Information provided:
______________________________

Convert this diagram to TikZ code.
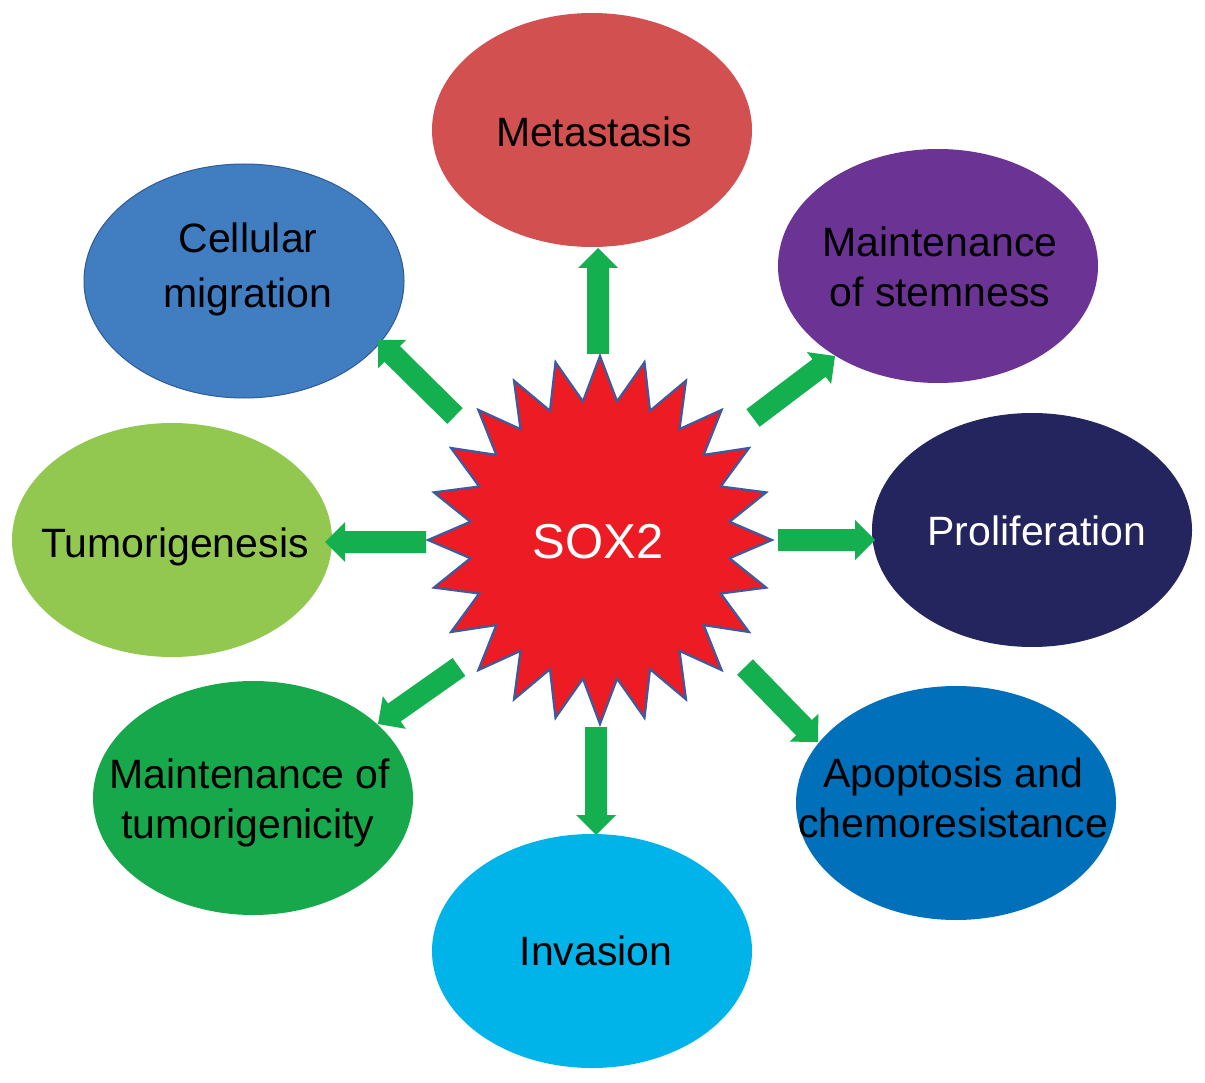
\documentclass[tikz,border=0pt]{standalone}
\usepackage{fontspec}
\setmainfont{Liberation Sans}
\usetikzlibrary{shapes.geometric,calc}
\definecolor{cMet}{RGB}{210,80,80}
\definecolor{cStem}{RGB}{107,52,148}
\definecolor{cProl}{RGB}{36,37,94}
\definecolor{cApop}{RGB}{0,112,186}
\definecolor{cInv}{RGB}{0,180,234}
\definecolor{cTgy}{RGB}{22,168,74}
\definecolor{cTgs}{RGB}{146,200,80}
\definecolor{cMig}{RGB}{64,125,193}
\definecolor{cMigB}{RGB}{46,92,148}
\definecolor{cArrow}{RGB}{20,176,80}
\definecolor{cStar}{RGB}{237,28,36}
\definecolor{cStarB}{RGB}{60,90,160}
\tikzset{
  blob/.style={ellipse, minimum width=320pt, minimum height=234pt, inner sep=0pt, outer sep=0pt, draw=none},
  txt/.style={anchor=base, inner sep=0pt, font=\fontsize{41}{48}\selectfont, text=black},
  blockarrow/.style={fill=cArrow, draw=none}
}
\newcommand\blockarr[2]{%
  \fill[blockarrow]
    ($(#1)!11pt!90:(#2)$) --
    ($(#2)!20pt!(#1)!11pt!-90:(#1)$) --
    ($(#2)!20pt!(#1)!20pt!-90:(#1)$) --
    (#2) --
    ($(#2)!20pt!(#1)!20pt!90:(#1)$) --
    ($(#2)!20pt!(#1)!11pt!90:(#1)$) --
    ($(#1)!11pt!-90:(#2)$) -- cycle;}
\begin{document}
\begin{tikzpicture}[x=1pt,y=-1pt]
\fill[white] (0,0) rectangle (1205,1083);
\useasboundingbox (0,0) rectangle (1205,1083);

% ellipses
\node[blob, fill=cMet]  (met)  at (592,130) {};
\node[blob, fill=cStem] (stem) at (938,266) {};
\node[blob, fill=cProl] (prol) at (1032,530) {};
\node[blob, fill=cApop] (apop) at (956,803) {};
\node[blob, fill=cInv]  (inv)  at (592,951) {};
\node[blob, fill=cTgy]  (tgy)  at (253,798) {};
\node[blob, fill=cTgs]  (tgs)  at (172,540) {};
\node[blob, fill=cMig, draw=cMigB, line width=1pt] (mig) at (244,281) {};

% labels
\node[txt] (tMet) at (594,147) {Metastasis};
\node[txt] (tStem1) at (940,257) {Maintenance};
\node[txt] (tStem2) at (940,307) {of stemness};
\node[txt, text=white] (tProl) at (1037,545) {Proliferation};
\node[txt] (tApop1) at (953,787) {Apoptosis and};
\node[txt] (tApop2) at (953,837) {chemoresistance};
\node[txt] (tInv) at (596,965) {Invasion};
\node[txt] (tTgy1) at (250,788) {Maintenance of};
\node[txt] (tTgy2) at (248,838) {tumorigenicity};
\node[txt] (tTgs) at (175,557) {Tumorigenesis};
\node[txt] (tMig1) at (248,253) {Cellular};
\node[txt] (tMig2) at (248,308) {migration};

% star
\coordinate (sox) at (600,540);
\draw[fill=cStar, draw=cStarB, line width=2.2pt, line join=miter]
  plot[samples at={0,...,47}, variable=\k]
  ({600+172*(1-0.24*mod(\k,2))*cos(7.5*\k)}, {540+184*(1-0.24*mod(\k,2))*sin(7.5*\k)}) -- cycle;
\node[txt, text=white, font=\fontsize{49}{56}\selectfont] (tSox) at (598,558) {SOX2};

% arrow end points
\coordinate (aU0) at (598,354);  \coordinate (aU1) at (598,248);
\coordinate (aNE0) at (753,418); \coordinate (aNE1) at (835,356);
\coordinate (aR0) at (778,540);  \coordinate (aR1) at (875,540);
\coordinate (aSE0) at (745,667); \coordinate (aSE1) at (818,742);
\coordinate (aD0) at (596,727);  \coordinate (aD1) at (596,835);
\coordinate (aSW0) at (459,667); \coordinate (aSW1) at (378,724);
\coordinate (aL0) at (426,542);  \coordinate (aL1) at (325,542);
\coordinate (aNW0) at (455,416); \coordinate (aNW1) at (378,340);

\blockarr{aU0}{aU1}
\blockarr{aNE0}{aNE1}
\blockarr{aR0}{aR1}
\blockarr{aSE0}{aSE1}
\blockarr{aD0}{aD1}
\blockarr{aSW0}{aSW1}
\blockarr{aL0}{aL1}
\blockarr{aNW0}{aNW1}
\end{tikzpicture}
\end{document}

______________________________

Written exercise:
Quote every line word for word and keep the images out of the copy.

Answer to the exercise:
Convert this diagram to TikZ code.
\documentclass[tikz,border=0pt]{standalone}
\usepackage{fontspec}
\setmainfont{Liberation Sans}
\usetikzlibrary{shapes.geometric,calc}
\definecolor{cMet}{RGB}{210,80,80}
\definecolor{cStem}{RGB}{107,52,148}
\definecolor{cProl}{RGB}{36,37,94}
\definecolor{cApop}{RGB}{0,112,186}
\definecolor{cInv}{RGB}{0,180,234}
\definecolor{cTgy}{RGB}{22,168,74}
\definecolor{cTgs}{RGB}{146,200,80}
\definecolor{cMig}{RGB}{64,125,193}
\definecolor{cMigB}{RGB}{46,92,148}
\definecolor{cArrow}{RGB}{20,176,80}
\definecolor{cStar}{RGB}{237,28,36}
\definecolor{cStarB}{RGB}{60,90,160}
\tikzset{
  blob/.style={ellipse, minimum width=320pt, minimum height=234pt, inner sep=0pt, outer sep=0pt, draw=none},
  txt/.style={anchor=base, inner sep=0pt, font=\fontsize{41}{48}\selectfont, text=black},
  blockarrow/.style={fill=cArrow, draw=none}
}
\newcommand\blockarr[2]{%
  \fill[blockarrow]
    ($(#1)!11pt!90:(#2)$) --
    ($(#2)!20pt!(#1)!11pt!-90:(#1)$) --
    ($(#2)!20pt!(#1)!20pt!-90:(#1)$) --
    (#2) --
    ($(#2)!20pt!(#1)!20pt!90:(#1)$) --
    ($(#2)!20pt!(#1)!11pt!90:(#1)$) --
    ($(#1)!11pt!-90:(#2)$) -- cycle;}
\begin{document}
\begin{tikzpicture}[x=1pt,y=-1pt]
\fill[white] (0,0) rectangle (1205,1083);
\useasboundingbox (0,0) rectangle (1205,1083);

% ellipses
\node[blob, fill=cMet]  (met)  at (592,130) {};
\node[blob, fill=cStem] (stem) at (938,266) {};
\node[blob, fill=cProl] (prol) at (1032,530) {};
\node[blob, fill=cApop] (apop) at (956,803) {};
\node[blob, fill=cInv]  (inv)  at (592,951) {};
\node[blob, fill=cTgy]  (tgy)  at (253,798) {};
\node[blob, fill=cTgs]  (tgs)  at (172,540) {};
\node[blob, fill=cMig, draw=cMigB, line width=1pt] (mig) at (244,281) {};

% labels
\node[txt] (tMet) at (594,147) {Metastasis};
\node[txt] (tStem1) at (940,257) {Maintenance};
\node[txt] (tStem2) at (940,307) {of stemness};
\node[txt, text=white] (tProl) at (1037,545) {Proliferation};
\node[txt] (tApop1) at (953,787) {Apoptosis and};
\node[txt] (tApop2) at (953,837) {chemoresistance};
\node[txt] (tInv) at (596,965) {Invasion};
\node[txt] (tTgy1) at (250,788) {Maintenance of};
\node[txt] (tTgy2) at (248,838) {tumorigenicity};
\node[txt] (tTgs) at (175,557) {Tumorigenesis};
\node[txt] (tMig1) at (248,253) {Cellular};
\node[txt] (tMig2) at (248,308) {migration};

% star
\coordinate (sox) at (600,540);
\draw[fill=cStar, draw=cStarB, line width=2.2pt, line join=miter]
  plot[samples at={0,...,47}, variable=\k]
  ({600+172*(1-0.24*mod(\k,2))*cos(7.5*\k)}, {540+184*(1-0.24*mod(\k,2))*sin(7.5*\k)}) -- cycle;
\node[txt, text=white, font=\fontsize{49}{56}\selectfont] (tSox) at (598,558) {SOX2};

% arrow end points
\coordinate (aU0) at (598,354);  \coordinate (aU1) at (598,248);
\coordinate (aNE0) at (753,418); \coordinate (aNE1) at (835,356);
\coordinate (aR0) at (778,540);  \coordinate (aR1) at (875,540);
\coordinate (aSE0) at (745,667); \coordinate (aSE1) at (818,742);
\coordinate (aD0) at (596,727);  \coordinate (aD1) at (596,835);
\coordinate (aSW0) at (459,667); \coordinate (aSW1) at (378,724);
\coordinate (aL0) at (426,542);  \coordinate (aL1) at (325,542);
\coordinate (aNW0) at (455,416); \coordinate (aNW1) at (378,340);

\blockarr{aU0}{aU1}
\blockarr{aNE0}{aNE1}
\blockarr{aR0}{aR1}
\blockarr{aSE0}{aSE1}
\blockarr{aD0}{aD1}
\blockarr{aSW0}{aSW1}
\blockarr{aL0}{aL1}
\blockarr{aNW0}{aNW1}
\end{tikzpicture}
\end{document}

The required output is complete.